Lulves used the example of a county employee wearing a shirt with an expletive on it. Such a shirt would be protected free speech when the employee walks down the street on his own time, Lulves said.
"But I guarantee if an employee came in (to the office) wearing that same shirt you would have something to say about it."
The issue gets a bit more complicated when it comes to an employee storing a weapon in his vehicle. There are times county employees use their own vehicles on county business if a county vehicle is not provided or available.
Board member Mark Davoust suggested the county policy include a provision allowing the employee to decline use of his vehicle for county business, without punishment, when the employee has a weapon secured in that vehicle.
Davoust's concern will be reflected in the next draft of the pending policy. What won't be included is any language addressing concerns about courthouse security expressed several times now by Chief Judge Judith Brawka.

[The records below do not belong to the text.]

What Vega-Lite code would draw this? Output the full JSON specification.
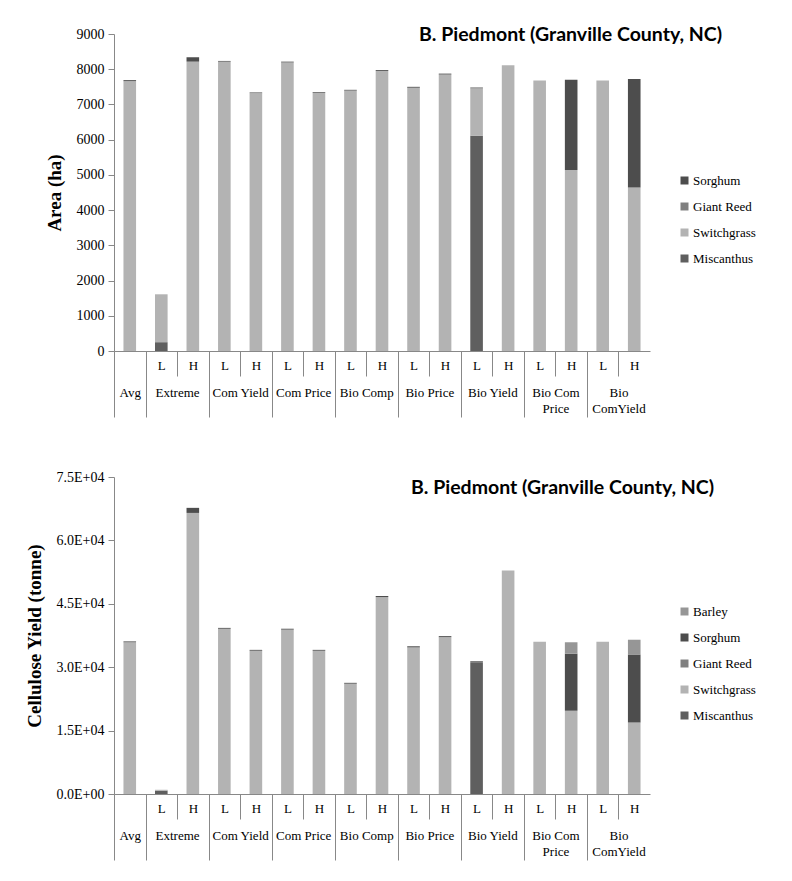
{
  "$schema": "https://vega.github.io/schema/vega-lite/v6.json",
  "padding": {"left": 25, "top": 24, "right": 5, "bottom": 5},
  "background": "white",
  "config": {
    "view": {"stroke": null},
    "axis": {"grid": false, "domainColor": "#888888", "tickColor": "#888888", "labelColor": "#000000", "labelFont": "Liberation Serif", "titleFont": "Liberation Serif", "titleColor": "#000000"},
    "legend": {"labelFont": "Liberation Serif", "labelColor": "#000000"}
  },
  "vconcat": [
    {
      "width": 536,
      "height": 317,
      "data": {"values": [
        {"scenario": "Avg", "crop": "Switchgrass", "value": 7660},
        {"scenario": "Avg", "crop": "Sorghum", "value": 30},
        {"scenario": "Extreme|L", "crop": "Miscanthus", "value": 250},
        {"scenario": "Extreme|L", "crop": "Switchgrass", "value": 1360},
        {"scenario": "Extreme|H", "crop": "Switchgrass", "value": 8215},
        {"scenario": "Extreme|H", "crop": "Sorghum", "value": 125},
        {"scenario": "Com Yield|L", "crop": "Switchgrass", "value": 8215},
        {"scenario": "Com Yield|L", "crop": "Sorghum", "value": 20},
        {"scenario": "Com Yield|H", "crop": "Switchgrass", "value": 7320},
        {"scenario": "Com Yield|H", "crop": "Sorghum", "value": 20},
        {"scenario": "Com Price|L", "crop": "Switchgrass", "value": 8195},
        {"scenario": "Com Price|L", "crop": "Sorghum", "value": 20},
        {"scenario": "Com Price|H", "crop": "Switchgrass", "value": 7330},
        {"scenario": "Com Price|H", "crop": "Sorghum", "value": 20},
        {"scenario": "Bio Comp|L", "crop": "Switchgrass", "value": 7395},
        {"scenario": "Bio Comp|L", "crop": "Sorghum", "value": 20},
        {"scenario": "Bio Comp|H", "crop": "Switchgrass", "value": 7950},
        {"scenario": "Bio Comp|H", "crop": "Sorghum", "value": 25},
        {"scenario": "Bio Price|L", "crop": "Switchgrass", "value": 7475},
        {"scenario": "Bio Price|L", "crop": "Sorghum", "value": 25},
        {"scenario": "Bio Price|H", "crop": "Switchgrass", "value": 7850},
        {"scenario": "Bio Price|H", "crop": "Sorghum", "value": 25},
        {"scenario": "Bio Yield|L", "crop": "Miscanthus", "value": 6110},
        {"scenario": "Bio Yield|L", "crop": "Switchgrass", "value": 1350},
        {"scenario": "Bio Yield|L", "crop": "Sorghum", "value": 20},
        {"scenario": "Bio Yield|H", "crop": "Switchgrass", "value": 8113},
        {"scenario": "Bio Com Price|L", "crop": "Switchgrass", "value": 7680},
        {"scenario": "Bio Com Price|H", "crop": "Switchgrass", "value": 5140},
        {"scenario": "Bio Com Price|H", "crop": "Sorghum", "value": 2560},
        {"scenario": "Bio ComYield|L", "crop": "Switchgrass", "value": 7680},
        {"scenario": "Bio ComYield|H", "crop": "Switchgrass", "value": 4640},
        {"scenario": "Bio ComYield|H", "crop": "Sorghum", "value": 3080}
      ]},
      "transform": [{"calculate": "indexof(['Miscanthus', 'Switchgrass', 'Giant Reed', 'Sorghum', 'Barley'], datum.crop)", "as": "stackOrder"}],
      "title": {"text": "B. Piedmont (Granville County, NC)", "anchor": "start", "frame": "group", "dx": 305, "offset": -18, "font": "Lato", "fontSize": 19.5, "fontWeight": "bold", "color": "#000000"},
      "layer": [
        {
          "mark": {"type": "bar"},
          "encoding": {
            "x": {"field": "scenario", "type": "nominal", "sort": null, "scale": {"paddingInner": 0.6, "paddingOuter": 0.3},
              "axis": {"orient": "bottom", "title": null, "labelAngle": 0, "bandPosition": 0, "tickOffset": -9.45, "labelOffset": 9.45, "tickSize": 25, "labelPadding": -17, "labelFontSize": 13, "labelFont": "Liberation Serif",
                "labelExpr": "indexof(datum.value, '|') > 0 ? substring(datum.value, indexof(datum.value, '|') + 1) : ''"}},
            "y": {"field": "value", "type": "quantitative", "stack": "zero", "scale": {"domain": [0, 9000], "nice": false},
              "axis": {"title": "Area (ha)", "values": [0, 1000, 2000, 3000, 4000, 5000, 6000, 7000, 8000, 9000], "format": "d", "tickSize": 6, "labelPadding": 4, "labelFont": "Liberation Serif", "labelFontSize": 14, "titleFontSize": 19, "titleFontWeight": "bold", "titlePadding": 12}},
            "color": {"field": "crop", "type": "nominal",
              "scale": {"domain": ["Sorghum", "Giant Reed", "Switchgrass", "Miscanthus"], "range": ["#4d4d4d", "#808080", "#b3b3b3", "#5f5f5f"]},
              "legend": {"orient": "none", "legendX": 564, "legendY": 140, "title": null, "symbolType": "square", "symbolSize": 64, "symbolStrokeWidth": 0, "labelFont": "Liberation Serif", "labelFontSize": 13, "rowPadding": 12, "labelOffset": 2, "padding": 0}},
            "order": {"field": "stackOrder", "type": "quantitative"}
          }
        },
        {
          "mark": {"type": "bar", "opacity": 0},
          "encoding": {
            "x": {"field": "scenario", "type": "nominal", "sort": null, "scale": {"paddingInner": 0.6, "paddingOuter": 0.3},
              "axis": {"orient": "bottom", "title": null, "labelAngle": 0, "domain": false, "bandPosition": 0, "tickOffset": -9.45, "tickSize": 66, "labelPadding": -31, "labelFontSize": 13, "labelFont": "Liberation Serif", "labelLineHeight": 16,
                "tickOpacity": {"condition": {"test": "datum.value == 'Avg' || indexof(datum.value, '|L') > 0", "value": 1}, "value": 0},
                "labelOffset": {"condition": {"test": "datum.value == 'Avg'", "value": 9.45}, "value": -6.3},
                "labelExpr": "datum.value == 'Avg' ? 'Avg' : (indexof(datum.value, '|H') > 0 ? (datum.value == 'Bio Com Price|H' ? ['Bio Com', 'Price'] : (datum.value == 'Bio ComYield|H' ? ['Bio', 'ComYield'] : substring(datum.value, 0, indexof(datum.value, '|')))) : '')"}}
          }
        }
      ],
      "resolve": {"axis": {"x": "independent"}}
    },
    {
      "width": 536,
      "height": 317,
      "data": {"values": [
        {"scenario": "Avg", "crop": "Switchgrass", "value": 35900},
        {"scenario": "Avg", "crop": "Sorghum", "value": 200},
        {"scenario": "Extreme|L", "crop": "Miscanthus", "value": 800},
        {"scenario": "Extreme|L", "crop": "Switchgrass", "value": 200},
        {"scenario": "Extreme|H", "crop": "Switchgrass", "value": 66500},
        {"scenario": "Extreme|H", "crop": "Sorghum", "value": 1200},
        {"scenario": "Com Yield|L", "crop": "Switchgrass", "value": 39100},
        {"scenario": "Com Yield|L", "crop": "Sorghum", "value": 200},
        {"scenario": "Com Yield|H", "crop": "Switchgrass", "value": 33900},
        {"scenario": "Com Yield|H", "crop": "Sorghum", "value": 200},
        {"scenario": "Com Price|L", "crop": "Switchgrass", "value": 38900},
        {"scenario": "Com Price|L", "crop": "Sorghum", "value": 200},
        {"scenario": "Com Price|H", "crop": "Switchgrass", "value": 33900},
        {"scenario": "Com Price|H", "crop": "Sorghum", "value": 200},
        {"scenario": "Bio Comp|L", "crop": "Switchgrass", "value": 26100},
        {"scenario": "Bio Comp|L", "crop": "Sorghum", "value": 200},
        {"scenario": "Bio Comp|H", "crop": "Switchgrass", "value": 46600},
        {"scenario": "Bio Comp|H", "crop": "Sorghum", "value": 250},
        {"scenario": "Bio Price|L", "crop": "Switchgrass", "value": 34700},
        {"scenario": "Bio Price|L", "crop": "Sorghum", "value": 250},
        {"scenario": "Bio Price|H", "crop": "Switchgrass", "value": 37100},
        {"scenario": "Bio Price|H", "crop": "Sorghum", "value": 250},
        {"scenario": "Bio Yield|L", "crop": "Miscanthus", "value": 31200},
        {"scenario": "Bio Yield|L", "crop": "Sorghum", "value": 200},
        {"scenario": "Bio Yield|H", "crop": "Switchgrass", "value": 52900},
        {"scenario": "Bio Com Price|L", "crop": "Switchgrass", "value": 36000},
        {"scenario": "Bio Com Price|H", "crop": "Switchgrass", "value": 19700},
        {"scenario": "Bio Com Price|H", "crop": "Sorghum", "value": 13500},
        {"scenario": "Bio Com Price|H", "crop": "Barley", "value": 2700},
        {"scenario": "Bio ComYield|L", "crop": "Switchgrass", "value": 36000},
        {"scenario": "Bio ComYield|H", "crop": "Switchgrass", "value": 16900},
        {"scenario": "Bio ComYield|H", "crop": "Sorghum", "value": 16100},
        {"scenario": "Bio ComYield|H", "crop": "Barley", "value": 3500}
      ]},
      "transform": [{"calculate": "indexof(['Miscanthus', 'Switchgrass', 'Giant Reed', 'Sorghum', 'Barley'], datum.crop)", "as": "stackOrder"}],
      "title": {"text": "B. Piedmont (Granville County, NC)", "anchor": "start", "frame": "group", "dx": 297, "offset": -28, "font": "Lato", "fontSize": 19.5, "fontWeight": "bold", "color": "#000000"},
      "layer": [
        {
          "mark": {"type": "bar"},
          "encoding": {
            "x": {"field": "scenario", "type": "nominal", "sort": null, "scale": {"paddingInner": 0.6, "paddingOuter": 0.3},
              "axis": {"orient": "bottom", "title": null, "labelAngle": 0, "bandPosition": 0, "tickOffset": -9.45, "labelOffset": 9.45, "tickSize": 25, "labelPadding": -17, "labelFontSize": 13, "labelFont": "Liberation Serif",
                "labelExpr": "indexof(datum.value, '|') > 0 ? substring(datum.value, indexof(datum.value, '|') + 1) : ''"}},
            "y": {"field": "value", "type": "quantitative", "stack": "zero", "scale": {"domain": [0, 75000], "nice": false},
              "axis": {"title": "Cellulose Yield (tonne)", "values": [0, 15000, 30000, 45000, 60000, 75000], "tickSize": 6, "labelPadding": 4, "labelFont": "Liberation Serif", "labelFontSize": 14, "titleFontSize": 19, "titleFontWeight": "bold", "titlePadding": 12,
                "labelExpr": "datum.value == 0 ? '0.0E+00' : format(datum.value / 10000, '.1f') + 'E+04'"}},
            "color": {"field": "crop", "type": "nominal",
              "scale": {"domain": ["Barley", "Sorghum", "Giant Reed", "Switchgrass", "Miscanthus"], "range": ["#969696", "#4d4d4d", "#808080", "#b3b3b3", "#5f5f5f"]},
              "legend": {"orient": "none", "legendX": 564, "legendY": 128, "title": null, "symbolType": "square", "symbolSize": 64, "symbolStrokeWidth": 0, "labelFont": "Liberation Serif", "labelFontSize": 13, "rowPadding": 12, "labelOffset": 2, "padding": 0}},
            "order": {"field": "stackOrder", "type": "quantitative"}
          }
        },
        {
          "mark": {"type": "bar", "opacity": 0},
          "encoding": {
            "x": {"field": "scenario", "type": "nominal", "sort": null, "scale": {"paddingInner": 0.6, "paddingOuter": 0.3},
              "axis": {"orient": "bottom", "title": null, "labelAngle": 0, "domain": false, "bandPosition": 0, "tickOffset": -9.45, "tickSize": 66, "labelPadding": -31, "labelFontSize": 13, "labelFont": "Liberation Serif", "labelLineHeight": 16,
                "tickOpacity": {"condition": {"test": "datum.value == 'Avg' || indexof(datum.value, '|L') > 0", "value": 1}, "value": 0},
                "labelOffset": {"condition": {"test": "datum.value == 'Avg'", "value": 9.45}, "value": -6.3},
                "labelExpr": "datum.value == 'Avg' ? 'Avg' : (indexof(datum.value, '|H') > 0 ? (datum.value == 'Bio Com Price|H' ? ['Bio Com', 'Price'] : (datum.value == 'Bio ComYield|H' ? ['Bio', 'ComYield'] : substring(datum.value, 0, indexof(datum.value, '|')))) : '')"}}
          }
        }
      ],
      "resolve": {"axis": {"x": "independent"}}
    }
  ],
  "resolve": {"scale": {"color": "independent"}},
  "spacing": 52
}
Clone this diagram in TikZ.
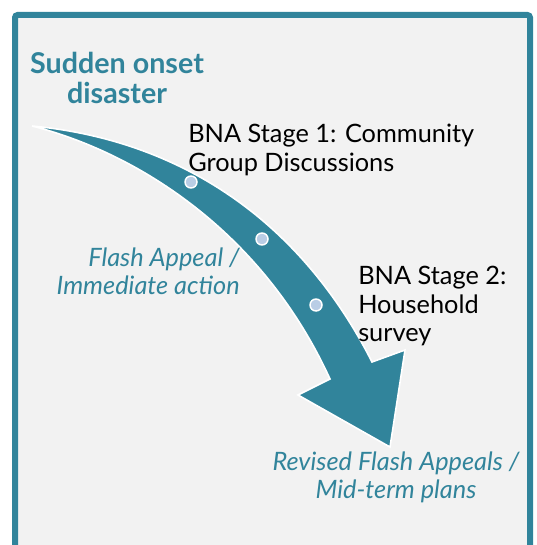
\documentclass[tikz,border=0pt]{standalone}
\usepackage{fontspec}
\setmainfont{Lato}
\usetikzlibrary{positioning}
\definecolor{Teal}{HTML}{31849B}
\definecolor{Paper}{HTML}{F2F2F2}
\definecolor{DotBlue}{HTML}{B9CDE5}

\begin{document}
\begin{tikzpicture}[x=0.75pt,y=-0.75pt,
  frame/.style={draw=Teal,fill=Paper,line width=4.5pt,rounded corners=2pt},
  flow/.style={fill=Teal,draw=white,line width=1.2pt,line join=miter},
  stagedot/.style={circle,fill=DotBlue,draw=white,line width=1.1pt,minimum size=9pt,inner sep=0pt},
  title/.style={font=\bfseries\fontsize{21.5}{22.5}\selectfont,text=Teal,align=center,inner sep=0pt},
  stage/.style={font=\fontsize{19}{21.5}\selectfont,text=black,align=left,inner sep=0pt},
  outcome/.style={font=\itshape\fontsize{19}{21}\selectfont,text=Teal,inner sep=0pt}
]
\useasboundingbox (0,0) rectangle (536,545);
\clip (0,0) rectangle (536,545);
\draw[frame] (15,15) rectangle (530,560);
% curved arrow
\draw[flow] (32,126) .. controls (180,140) and (300,220) .. (372,362)
  -- (405,350) -- (390,447) -- (298,395) -- (330,379)
  .. controls (262,230) and (135,152) .. (32,126) -- cycle;
\node[stagedot] (dot1) at (191,182) {};
\node[stagedot] (dot2) at (262,239) {};
\node[stagedot] (dot3) at (316,305) {};
% labels
\node[title,anchor=north] (onset) at (117,52) {Sudden onset\\disaster};
\node[stage,anchor=north west] (stage1) at (188,124) {BNA Stage 1: Community\\Group Discussions};
\node[stage,anchor=north west] (stage2) at (358,266) {BNA Stage 2:\\Household\\survey};
\node[outcome,align=right,anchor=north east] (flash) at (240,248) {Flash Appeal /\\Immediate action};
\node[outcome,align=center,anchor=north] (revised) at (396,452) {Revised Flash Appeals /\\Mid-term plans};
\end{tikzpicture}
\end{document}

She told county board members even before the state's concealed carry legislation became law that she was worried about permit holders storing guns in their vehicles out in the courthouse's unguarded parking lot. That area that also sees high foot traffic from criminal defendants. She's suggested investing in secured lockers for such weapons.
Lulves said that idea is wrought with legal and financial issues. He said gun owners may sue the county if they think something happened to their guns while the weapons were in the county's possession. There is also the cost of buying the lockers and hiring staff to supervise them, he said.
Lulves will present an updated draft of the policy to the committee next month.